Nothing outside the range from the line with "Clone this chart in matplotlib." to the line with "shrinkA=0, shrinkB=0, mutation_scale=9))" belongs in the copy, and no pictures do either; repeat that range exactly.

──────── Provided material ────────

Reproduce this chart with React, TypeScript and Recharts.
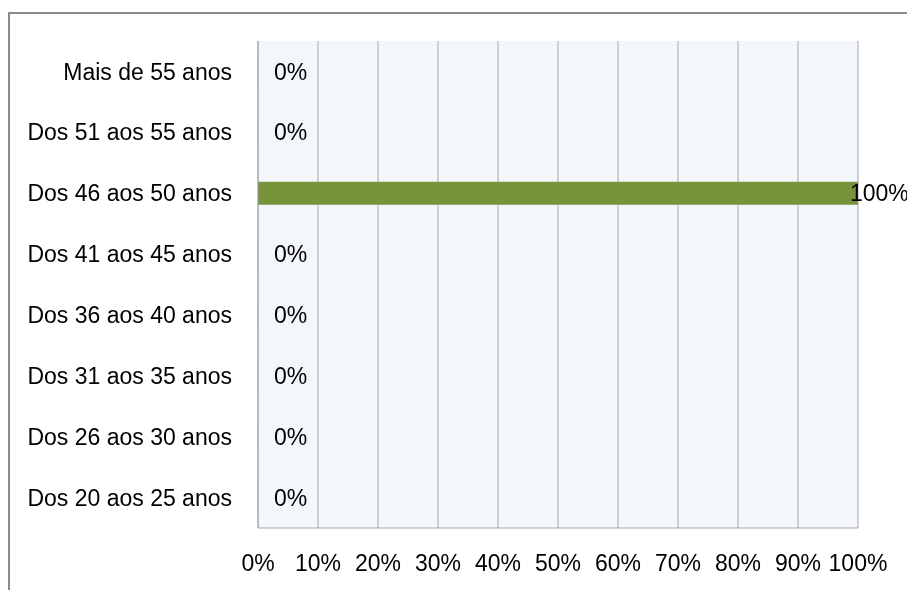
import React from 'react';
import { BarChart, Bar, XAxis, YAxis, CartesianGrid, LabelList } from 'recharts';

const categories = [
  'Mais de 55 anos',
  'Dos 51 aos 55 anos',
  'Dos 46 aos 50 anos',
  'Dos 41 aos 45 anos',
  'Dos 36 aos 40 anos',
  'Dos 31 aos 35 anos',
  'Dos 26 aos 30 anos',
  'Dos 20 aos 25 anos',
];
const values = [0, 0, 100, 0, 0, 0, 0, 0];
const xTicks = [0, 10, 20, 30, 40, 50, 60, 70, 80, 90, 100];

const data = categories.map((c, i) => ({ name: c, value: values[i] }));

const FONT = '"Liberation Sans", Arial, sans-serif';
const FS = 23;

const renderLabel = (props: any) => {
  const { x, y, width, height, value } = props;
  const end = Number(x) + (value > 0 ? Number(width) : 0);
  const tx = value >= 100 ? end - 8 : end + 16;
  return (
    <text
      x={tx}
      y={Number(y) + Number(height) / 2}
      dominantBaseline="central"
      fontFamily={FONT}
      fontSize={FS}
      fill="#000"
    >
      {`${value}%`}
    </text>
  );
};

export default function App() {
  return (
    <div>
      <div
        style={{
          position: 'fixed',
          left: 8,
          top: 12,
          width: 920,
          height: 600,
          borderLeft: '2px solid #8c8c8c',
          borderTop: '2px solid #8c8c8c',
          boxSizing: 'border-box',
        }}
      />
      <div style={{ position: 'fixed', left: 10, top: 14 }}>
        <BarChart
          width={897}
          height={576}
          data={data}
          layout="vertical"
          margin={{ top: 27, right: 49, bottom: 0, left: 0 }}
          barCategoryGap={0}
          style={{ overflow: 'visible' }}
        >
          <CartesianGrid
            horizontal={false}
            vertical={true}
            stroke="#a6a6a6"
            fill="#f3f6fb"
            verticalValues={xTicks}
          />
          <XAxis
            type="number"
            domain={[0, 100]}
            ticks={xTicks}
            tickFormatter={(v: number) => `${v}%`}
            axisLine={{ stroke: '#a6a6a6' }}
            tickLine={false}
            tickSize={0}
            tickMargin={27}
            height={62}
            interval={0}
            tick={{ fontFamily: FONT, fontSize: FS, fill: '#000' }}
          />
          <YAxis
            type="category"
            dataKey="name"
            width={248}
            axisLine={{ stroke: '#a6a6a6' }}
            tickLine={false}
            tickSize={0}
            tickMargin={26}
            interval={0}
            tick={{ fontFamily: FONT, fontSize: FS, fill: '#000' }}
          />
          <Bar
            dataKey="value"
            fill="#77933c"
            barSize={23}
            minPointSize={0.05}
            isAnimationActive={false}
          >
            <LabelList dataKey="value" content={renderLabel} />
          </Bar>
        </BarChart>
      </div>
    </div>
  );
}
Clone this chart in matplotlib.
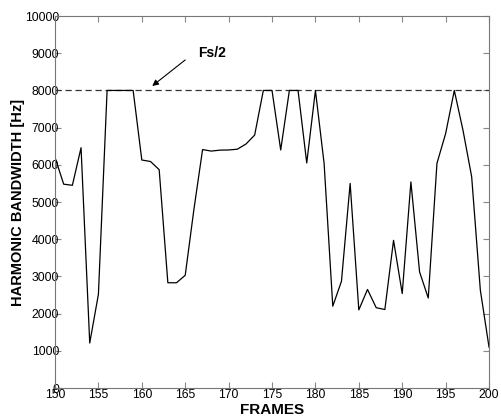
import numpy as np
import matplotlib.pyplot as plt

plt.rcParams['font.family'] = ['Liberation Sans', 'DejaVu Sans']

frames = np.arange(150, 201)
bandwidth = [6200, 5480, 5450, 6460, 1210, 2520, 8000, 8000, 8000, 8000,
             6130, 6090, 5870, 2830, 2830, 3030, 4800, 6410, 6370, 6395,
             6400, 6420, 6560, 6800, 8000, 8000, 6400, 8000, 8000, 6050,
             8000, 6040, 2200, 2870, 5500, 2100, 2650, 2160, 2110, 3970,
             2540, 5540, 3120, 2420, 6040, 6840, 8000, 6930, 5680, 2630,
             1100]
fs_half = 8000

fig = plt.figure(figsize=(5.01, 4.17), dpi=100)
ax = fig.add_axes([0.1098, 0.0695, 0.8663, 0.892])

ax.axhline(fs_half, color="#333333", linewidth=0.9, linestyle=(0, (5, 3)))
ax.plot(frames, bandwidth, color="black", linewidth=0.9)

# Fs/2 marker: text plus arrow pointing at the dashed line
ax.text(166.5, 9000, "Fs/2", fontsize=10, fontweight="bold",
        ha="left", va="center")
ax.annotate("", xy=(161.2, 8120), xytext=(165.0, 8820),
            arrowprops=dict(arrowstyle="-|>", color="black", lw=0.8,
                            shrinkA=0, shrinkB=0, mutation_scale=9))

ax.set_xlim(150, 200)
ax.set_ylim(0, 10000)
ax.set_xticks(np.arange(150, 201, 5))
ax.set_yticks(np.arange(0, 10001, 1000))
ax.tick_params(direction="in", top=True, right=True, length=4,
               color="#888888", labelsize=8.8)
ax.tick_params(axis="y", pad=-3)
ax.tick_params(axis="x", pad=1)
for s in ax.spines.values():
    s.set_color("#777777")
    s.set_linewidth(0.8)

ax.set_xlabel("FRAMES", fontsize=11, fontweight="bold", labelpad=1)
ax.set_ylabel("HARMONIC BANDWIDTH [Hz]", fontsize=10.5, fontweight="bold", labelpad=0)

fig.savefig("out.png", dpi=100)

────────

Expected output:
Clone this chart in matplotlib.
import numpy as np
import matplotlib.pyplot as plt

plt.rcParams['font.family'] = ['Liberation Sans', 'DejaVu Sans']

frames = np.arange(150, 201)
bandwidth = [6200, 5480, 5450, 6460, 1210, 2520, 8000, 8000, 8000, 8000,
             6130, 6090, 5870, 2830, 2830, 3030, 4800, 6410, 6370, 6395,
             6400, 6420, 6560, 6800, 8000, 8000, 6400, 8000, 8000, 6050,
             8000, 6040, 2200, 2870, 5500, 2100, 2650, 2160, 2110, 3970,
             2540, 5540, 3120, 2420, 6040, 6840, 8000, 6930, 5680, 2630,
             1100]
fs_half = 8000

fig = plt.figure(figsize=(5.01, 4.17), dpi=100)
ax = fig.add_axes([0.1098, 0.0695, 0.8663, 0.892])

ax.axhline(fs_half, color="#333333", linewidth=0.9, linestyle=(0, (5, 3)))
ax.plot(frames, bandwidth, color="black", linewidth=0.9)

# Fs/2 marker: text plus arrow pointing at the dashed line
ax.text(166.5, 9000, "Fs/2", fontsize=10, fontweight="bold",
        ha="left", va="center")
ax.annotate("", xy=(161.2, 8120), xytext=(165.0, 8820),
            arrowprops=dict(arrowstyle="-|>", color="black", lw=0.8,
                            shrinkA=0, shrinkB=0, mutation_scale=9))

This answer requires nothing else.